Analysts on both sides of the trade debate expect at best a watered-down agreement to come out of the five-day Ministerial Meeting ending this Sunday. Observers are divided on what that document will look like, and what it will mean for the WTO process moving forward.

Aftab Khan, Director of Action Aid's trade justice campaign, expects the wealthy countries to offer a "development package" for poorer countries in response to criticism that the so-called Doha "development agenda" hasn't produced the poverty reduction advocates promised. "It's political cover," says Khan. "It remains unclear what the offer will entail precisely, but we expect it to give them the ability to claim some success in the negotiations rather than to be a substantive movement on the issues. Part of the problem is that the promise of Doha was that development would be an integrated part of every negotiation. Now we're seeing it as an aside in what might be called the anti-development round."

The first offer for a "development package" came from the United States' delegation. Trade negotiator Rob Portman -- formerly a Republican member of Congress and the son of a wealthy manufacturing family -- said that the United States would offer poor cotton-producers increased market access, but didn't offer to reduce subsidies. Portman called on the EU to "step up" its own development offers. Meanwhile, Gary Adams, the vice president for Policy Analysis for the U.S. National Cotton Council, told Reuters his group would "fight efforts to single out cotton in the [farm trade] negotiations."

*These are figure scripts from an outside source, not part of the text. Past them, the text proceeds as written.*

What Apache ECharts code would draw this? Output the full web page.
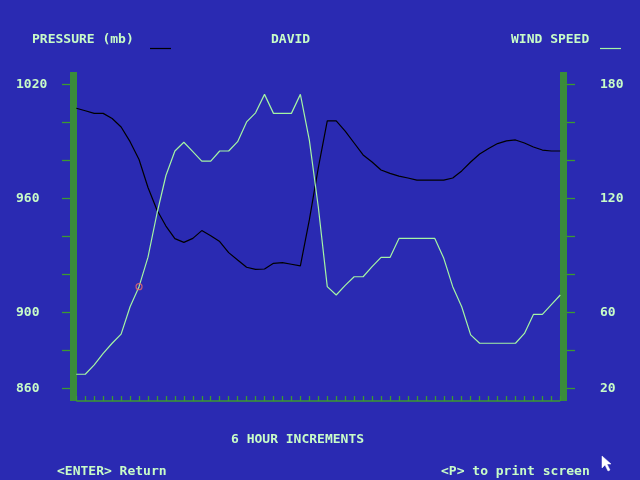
<!DOCTYPE html>
<html>
<head>
<meta charset="utf-8">
<script src="https://cdn.jsdelivr.net/npm/echarts@6/dist/echarts.min.js"></script>
<style>
html,body{margin:0;padding:0;background:#2a2ab2;}
#chart{width:640px;height:480px;}
</style>
</head>
<body>
<div id="chart"></div>
<script>
// 6-hour increments
var hours = [0,6,12,18,24,30,36,42,48,54,60,66,72,78,84,90,96,102,108,114,120,126,132,138,144,150,156,162,168,174,180,186,192,198,204,210,216,222,228,234,240,246,252,258,264,270,276,282,288,294,300,306,312,318,324];

// Pressure (mb)
var pressure = [1007.4,1006.1,1004.7,1004.7,1002.0,997.5,989.8,980.4,965.7,953.8,945.4,938.8,936.8,938.9,943.0,940.3,937.2,931.4,927.5,923.7,922.6,922.8,925.8,926.1,925.3,924.4,948.6,976.0,1000.8,1000.8,995.4,989.1,982.8,979.1,974.9,973.1,971.7,970.7,969.6,969.6,969.6,969.6,970.7,974.4,979.1,983.3,986.2,988.8,990.2,990.7,989.1,987.0,985.4,984.9,984.9];

// Wind speed
var wind = [27.4,27.4,32.3,38.4,43.7,48.5,62.9,73.5,89.0,112.0,132.0,144.9,149.5,144.6,139.6,139.6,144.9,144.9,149.8,160.2,165.0,174.7,164.7,164.7,164.7,174.7,150.6,115.4,73.5,69.1,74.2,78.7,78.7,84.0,88.9,88.9,98.9,98.9,98.9,98.9,98.9,88.4,73.5,62.9,48.1,43.7,43.7,43.7,43.7,43.7,48.9,58.9,58.9,64.0,69.1];

// Tick labels shown on the axes
var pressureLabels = [860, 900, 960, 1020];
var windLabels = [20, 60, 120, 180];

// small marker on the wind trace
var markerIndex = 7;
var markerValue = 73.5;

var TEXT = '#c8fcc8';
var WINDC = '#a4f4a4';
var GREEN = '#3a8c3a';
var TICKG = '#3c9a30';
var FONT = 'DejaVu Sans Mono';

var chart = echarts.init(document.getElementById('chart'));

function txt(x, y, s) {
  return { type: 'text', left: x, top: y, style: { text: s, fill: TEXT, font: 'bold 13px "' + FONT + '"' } };
}

var option = {
  backgroundColor: '#2a2ab2',
  animation: false,
  grid: [
    { left: 76.3, right: 79.7, top: 84.3, height: 304 },
    { left: 76.3, right: 79.7, top: 72, height: 329 }
  ],
  xAxis: [
    { type: 'category', gridIndex: 0, data: hours, boundaryGap: false, show: false },
    { type: 'category', gridIndex: 1, data: hours, boundaryGap: false,
      axisLine: { show: true, lineStyle: { color: TICKG, width: 1.5, cap: 'butt' } },
      axisTick: { show: true, interval: 0, inside: true, length: 5, lineStyle: { color: TICKG, width: 1.3 } },
      axisLabel: { show: false }, splitLine: { show: false } }
  ],
  yAxis: [
    { type: 'value', gridIndex: 0, position: 'left', min: 860, max: 1020, interval: 20, offset: 6.3,
      axisLine: { show: false },
      axisTick: { show: true, length: 8, lineStyle: { color: TICKG, width: 1.3 } },
      splitLine: { show: false },
      axisLabel: { show: true, margin: 54, align: 'left', color: TEXT, fontFamily: FONT, fontWeight: 'bold', fontSize: 13,
        verticalAlign: 'middle', lineHeight: 13, padding: [4, 0, 0, 0],
        formatter: function (v) { return pressureLabels.indexOf(v) >= 0 ? String(v) : ''; } } },
    { type: 'value', gridIndex: 0, position: 'right', min: 20, max: 180, interval: 20, offset: 6.7,
      axisLine: { show: false },
      axisTick: { show: true, length: 8, lineStyle: { color: TICKG, width: 1.3 } },
      splitLine: { show: false },
      axisLabel: { show: true, margin: 33, align: 'left', color: TEXT, fontFamily: FONT, fontWeight: 'bold', fontSize: 13,
        verticalAlign: 'middle', lineHeight: 13, padding: [4, 0, 0, 0],
        formatter: function (v) { return windLabels.indexOf(v) >= 0 ? String(v) : ''; } } },
    { type: 'value', gridIndex: 1, position: 'left', min: 0, max: 1, offset: 2.8,
      axisLine: { show: true, lineStyle: { color: GREEN, width: 7, cap: 'butt' } },
      axisTick: { show: false }, axisLabel: { show: false }, splitLine: { show: false } },
    { type: 'value', gridIndex: 1, position: 'right', min: 0, max: 1, offset: 3.2,
      axisLine: { show: true, lineStyle: { color: GREEN, width: 7, cap: 'butt' } },
      axisTick: { show: false }, axisLabel: { show: false }, splitLine: { show: false } }
  ],
  series: [
    { name: 'PRESSURE (mb)', type: 'line', xAxisIndex: 0, yAxisIndex: 0, data: pressure,
      symbol: 'none', lineStyle: { color: '#000000', width: 1.2 }, z: 5 },
    { name: 'WIND SPEED', type: 'line', xAxisIndex: 0, yAxisIndex: 1, data: wind,
      symbol: 'none', lineStyle: { color: WINDC, width: 1.2 }, z: 5 },
    { type: 'scatter', xAxisIndex: 0, yAxisIndex: 1, data: [[markerIndex, markerValue]],
      symbol: 'circle', symbolSize: 6,
      itemStyle: { color: 'rgba(0,0,0,0)', borderColor: '#e86a6a', borderWidth: 1.2 }, z: 6 }
  ],
  graphic: [
    txt(32, 33, 'PRESSURE (mb)'),
    { type: 'line', shape: { x1: 150, y1: 48.5, x2: 171, y2: 48.5 }, style: { stroke: '#000000', lineWidth: 1.2 } },
    txt(271, 33, 'DAVID'),
    txt(511, 33, 'WIND SPEED'),
    { type: 'line', shape: { x1: 600, y1: 48.5, x2: 621, y2: 48.5 }, style: { stroke: WINDC, lineWidth: 1.2 } },
    txt(231, 433, '6 HOUR INCREMENTS'),
    txt(57, 465, '<ENTER> Return'),
    txt(441, 465, '<P> to print screen'),
    { type: 'polygon', shape: { points: [[602,456],[602,468],[605,465],[608,471],[610,470],[607,464],[611,464]] },
      style: { fill: '#ffffff', stroke: '#ffffff', lineWidth: 0.5 } }
  ]
};
chart.setOption(option);
</script>
</body>
</html>
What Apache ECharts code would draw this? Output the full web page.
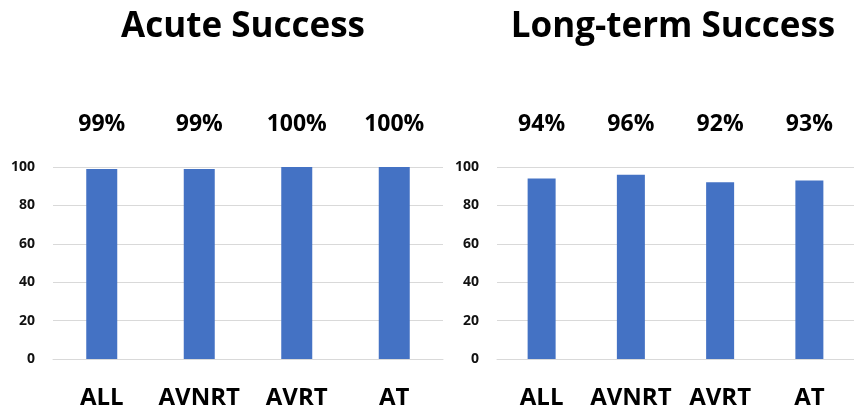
<!DOCTYPE html>
<html><head><meta charset="utf-8">
<script src="https://cdn.jsdelivr.net/npm/echarts@6/dist/echarts.min.js"></script>
<style>html,body{margin:0;padding:0;background:#fff}#c{width:854px;height:412px}</style>
</head><body><div id="c"></div>
<script>
const categories = ['ALL', 'AVNRT', 'AVRT', 'AT'];
const acuteValues = [99, 99, 100, 100];
const longTermValues = [94, 96, 92, 93];
const titles = ['Acute Success', 'Long-term Success'];
const yTicks = { min: 0, max: 100, interval: 20 };

const FONT = '"Open Sans", "Liberation Sans", sans-serif';
const BLUE = '#4472C4';
const GRID = '#d9d9d9';
const pct = arr => arr.map(v => v + '%');

const grids = [
  { left: 53, top: 167, width: 390, height: 192 },
  { left: 497, top: 167, width: 360, height: 192 }
];
const seriesData = [acuteValues, longTermValues];
const barWidths = [31, 28];

const chart = echarts.init(document.getElementById('c'), null, { renderer: 'canvas' });
const xAxis = [], yAxis = [], series = [];
grids.forEach((g, i) => {
  xAxis.push({
    type: 'category', gridIndex: i, data: categories, position: 'bottom',
    axisLine: { show: true, lineStyle: { color: GRID, width: 1 } },
    axisTick: { show: false },
    axisLabel: { interval: 0, hideOverlap: false, fontFamily: FONT, fontWeight: 'bold', fontSize: 24, color: '#000', margin: 27, lineHeight: 24 }
  });
  xAxis.push({
    type: 'category', gridIndex: i, data: pct(seriesData[i]), position: 'top',
    axisLine: { show: false }, axisTick: { show: false },
    axisLabel: { interval: 0, hideOverlap: false, fontFamily: FONT, fontWeight: 'bold', fontSize: 23, color: '#000', margin: 31, lineHeight: 23 }
  });
  yAxis.push({
    type: 'value', gridIndex: i, min: yTicks.min, max: yTicks.max, interval: yTicks.interval,
    axisLine: { show: false }, axisTick: { show: false },
    splitLine: { lineStyle: { color: GRID, width: 1 } },
    axisLabel: { fontFamily: FONT, fontWeight: 'bold', fontSize: 14, color: '#111', margin: 18 }
  });
  series.push({
    type: 'bar', xAxisIndex: i * 2, yAxisIndex: i, data: seriesData[i],
    barWidth: barWidths[i], itemStyle: { color: BLUE }, silent: true
  });
});

chart.setOption({
  animation: false,
  backgroundColor: '#fff',
  title: [
    { text: titles[0], left: 238, top: 5, textAlign: 'center',
      textStyle: { fontFamily: FONT, fontWeight: 'bold', fontSize: 35, color: '#000' } },
    { text: titles[1], left: 668, top: 5, textAlign: 'center',
      textStyle: { fontFamily: FONT, fontWeight: 'bold', fontSize: 35, color: '#000' } }
  ],
  grid: grids,
  xAxis, yAxis, series
});
</script>
</body></html>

Chris Slevin, Deputy Director of the watchdog group Public Citizen's Global Trade Watch expects significant arm-twisting as the wealthy countries work towards a consensus on the stickier issues. "There's what are called 'green rooms,' in which the powerful countries try to pick off developing country ministers one by one. They use threats like pulling aid or pulling support. Sometimes they make explicit geo-political threats." When I asked him if they sometimes used "carrots" as well as "sticks," he told me that would be a generous characterization. "Sure there are carrots. But the sticks are bigger," he said.

There is the prospect of a collapse similar to that which occurred in Cancun in 2003. Ministers failed to produce a consensus agreement after a group of developing nations led by powerhouses Brazil, South Africa, India and China balked at moving ahead with controversial requests made by the developed states before wealthy countries' reduced their agricultural tariffs -- a promise made decades ago in the General Agreement on Tariffs and Trade (GATT), the precursor to the WTO.

Free trade advocates began placing blame for an anticipated deadlock before the conference even commenced. Alan Oxley, Chairman of World Growth, a new pro-business "NGO," said that the problem was that "anti-globalization politics have seeped inside the tent." He didn't clarify to whom the tent belongs. Advocates of the global trading system warn that a Cancun-like collapse would prove disastrous. The US and EU, along with Pascal Lamy, newly appointed Secretary-General of the WTO, are expected to do everything possible to avoid it.

There has been discussion of ministers agreeing to meet again in early 2006 -- "kicking it down the field a bit" in the words of one analyst interviewed by the BBC. However, in the United States, the administration's negotiating authority expires in 2007, meaning that further delays could complicate the issue for the world's largest economy.

Fair trade activists also fear that a collapse in the WTO talks, where poorer countries have the ability to work together and form negotiating blocks, might lead the US, the EU and Japan to give greater attention to regional and bilateral deals where developing countries have even less leverage. Even as discussions are beginning in Hong Kong, Public Citizen released a statement condemning the Bush administration for continuing to press for an Andean Free Trade Agreement (AFTA) based on the controversial NAFTA model. In late July, the House approved the Central American Free Trade Agreement (CAFTA) by two votes, and efforts continue on creating a 34-member Free Trade Area of the Americas and the Caribbean. Inside and outside, the trade talks are heated. It remains to be seen how the Hong Kong round will end up.